The calls for a boycott were supported by Ian Gibson, the former Labour chairman of the Commons Select Committee on Science and Technology, who said it was "shocking" that Mr Mugabe should be attending a conference on food shortages when he had wrecked the food economy of his own country.
"I don't think Mugabe will listen to a word a British minister says," said Mr Gibson. "Douglas Alexander should take his lead from Gordon Brown and stay away." But Mr Brown's official spokesman insisted last night that the minister would attend the UN meeting as planned.
The Iranian President, Mahmoud Ahmadinejad, ensured that he will receive an equally frosty welcome from Western leaders when he arrives tonight. He told foreign guests in Tehran yesterday marking the 19th anniversary of the death of Ayatollah Ruhollah Khomeini that "the criminal and terrorist Zionist regime [Israel]... will soon disappear off the geographical scene".
But last night it was Mr Mugabe's moment in the limelight. If anything, he will have been amused to learn that – as reported on Channel 4 News last night – Britain has taken the first step towards stripping him of the honorary knighthood awarded in 1994.
The First Shopper
Forget First Lady. Grace Mugabe is known as the First Shopper of Zimbabwe. The former secretary and mistress of Robert Mugabe, she laid bare her appetite for all things luxurious when the pair finally married in 1996, inviting 12,000 people to the wedding, the most lavish event the country had ever seen.
Forty years her senior, President Mugabe bowed to his young bride's request for a grand family mansion in Harare, and no expense was spared on the decor. He also commandeered the national airline to whisk her around the world on elaborate shopping sprees.

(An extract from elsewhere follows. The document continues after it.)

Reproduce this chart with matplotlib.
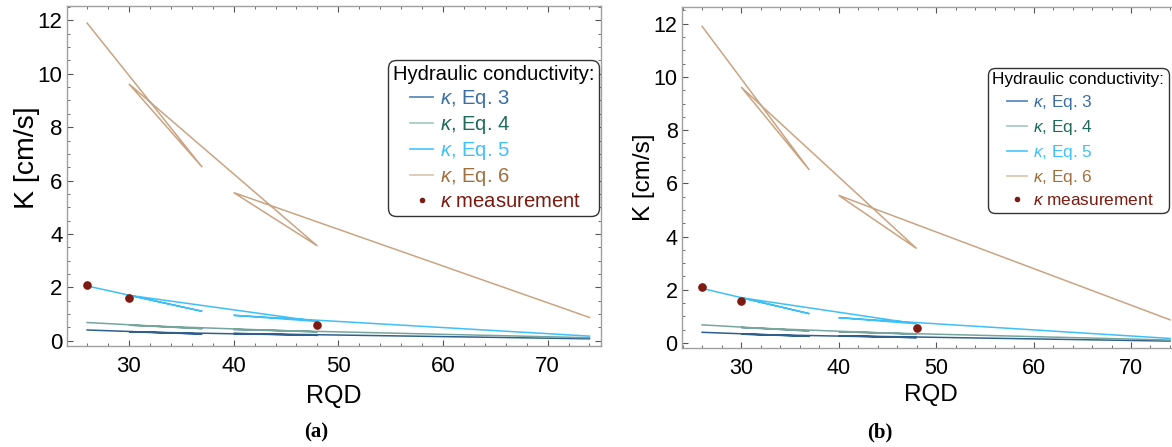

The latest destination for the Imelda Marcos of Africa is the Eternal City, where she is ensconced on the Via Veneto, a stone's throw from Rome's many designer shops. Confronted with her opulent tastes while her homeland teeters on the brink, she goes on the defensive, telling one reporter who tailed her on a previous trip around the boutiques of Paris: "Is it a crime to go shopping? These shops are here for people to shop in."